In 2017, after Netflix aired the fifth season of OITNB, Allison Samuels wrote in the Daily Beast that she’d never watched the show and probably never would: “I’m simply not entertained by shows that feature large numbers of Black people exiting, entering, or already in prison…In shows that pertain to the criminal-justice system, particularly those held behind bars, Black people are suddenly ‘must haves.’ At least they are if the storyline is to be ‘real’ in any way.” Samuels took issue with the fact that, at the time of OITNB’s inception, Black actors were rarely able to find roles in shows unless they’re connected to being incarcerated. Samuels isn’t the only one who’s concerned about the show’s impact on the psyche of Black viewers.
“I had to stop watching after Poussey [Washington] died,” Jehan Roberson, a writer and artist living in New York City, tells Bitch. “I surprised myself by how deeply traumatized I was by that death and was not prepared for it. I watched the Eric Garner video and was still reeling from that; I made a conscious decision not to consume all those videos of Black death. I would watch the show all the time, but found myself sobbing and hyperventilating after I saw what they did to her.”

Danielle Brooks as Tasha "Taystee" Jefferson (left) and Samira Wiley as Poussey Washington in Orange is the New Black (JoJo Whilden/Netflix)
As a show about women in prison, OITNB was always going to deal with complicated, messy issues that would be painful to watch. The line between showing the world in all of its reality—trauma, pain, and all—versus crafting art that harms marginalized viewers, is a line that’s hard to walk. But is it the job of television to be an absolutely accurate representation of the world around us? I’m not so sure, as a marginalized viewer, that I want to see the same trauma I see in real life replicated onscreen. In a 2014 interview with The Guardian, Wiley said, “I feel a responsibility to the prison community. I feel like when you get to a place where you’re more visible or where people point at you and say ‘Samira Wiley, what is she doing?’ you have a social responsibility in the world.” But does OITNB feel that same responsibility?

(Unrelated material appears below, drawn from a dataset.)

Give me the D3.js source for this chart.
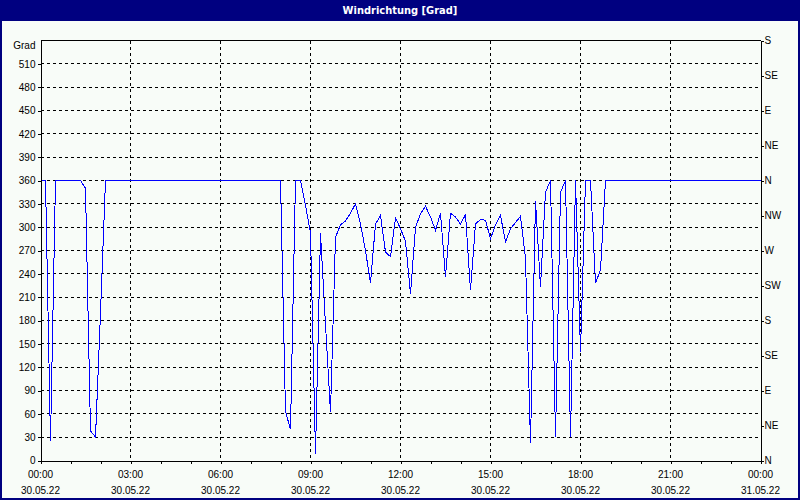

“Killing off a lesbian, [B]lack woman who was screwed over by the system the way they did made me feel betrayed, like they capitalized on the pain of those suffering,” says Mia Siegert, bigender/queer author of JERKBAIT and the forthcoming book SOMEBODY TOLD ME. “I’m sick of seeing queer POC killed in media for the tear factor…I’d always had issues with OITNB, but seeing that episode cemented my fears that OITNB is a show made for white straight women who think they’re ‘naughty’ by liking ‘the lesbian prison show tee hee hee.’”OITNB is almost similar to content like Fifty Shades of Grey in its fandom in the sense that both products make viewers feel almost titillated in their acceptance of the “taboo.” In the same way that Fifty Shades was frustrating to, rather than admired by, many members of the BDSM community, OITNB seems to frustrate marginalized viewers rather than honor us.
Other viewers have expressed concern about how the episode’s fallout impacted people who are working on the show. “It was incredibly difficult to watch [the episode where Washington dies] and it took time for me to be able to do it,” Chahney, a Black queer educator and maker, tells Bitch. “Something that was in the forefront of my mind was whether there were any Black writers involved in this, how this could have been done in a way that pushed the conversation rather than just recreating trauma, and whether it was done responsibly with regards to the cast and team—were they offered opportunities for input and care before/during/after (this was done during the filming of When They See Us)? What was the point? I stopped watching the show after that. I had been iffy about its entertainment and content value before, but when that happened, I was done.”
“I was devastated at how they handled [Washington’s death] and have not watched [OITNB] since,” says writer Devon Pearl. “Her character was one I really appreciated (and not just because she was sexy as hell), and I could not watch after. There were so many other ways they could have handled her death, and the way they chose to was heartbreaking. As an out and proud queer woman, granted not one of color, I related so much to her on many levels. It was total trauma porn and the reason I lost respect for the show. And that’s sad. It had a lot of potential to handle a lot of things properly that it simply dropped the ball on or tried to sensationalize.”
Ultimately, it’s hard to watch OITNB torture characters of color and not feel like, as Siegert says, the show isn’t actually prioritizing it’s POC viewership; it’s interested in teaching, engaging with, and entertaining an audience of white people and just using POC to do so. The current demographic breakdown of OITNB viewers doesn’t include race—according to research by Nielsen Media (Netflix doesn’t often share viewership data, and tends to dispute Nielsen), 71 percent of OITNB viewers are between the ages of 18 and 49, with 66 percent of those viewers being women. I’m doubtful that Netflix will share a true breakdown of OITNB viewers, but I’m not surprised that so many queer people and/or Black people struggled to connect with and keep up with a show that so harshly tossed pain in our faces. It’s less that this was the first time OITNB delved into trauma porn, and more that Washington’s murder—and the show’s sympathetic portrayal of her murderer—solidified for many marginalized viewers that the show isn’t entertainment. It’s a show about women suffering in a prison, even if its viewers, and at times its creators, prefer to forget it.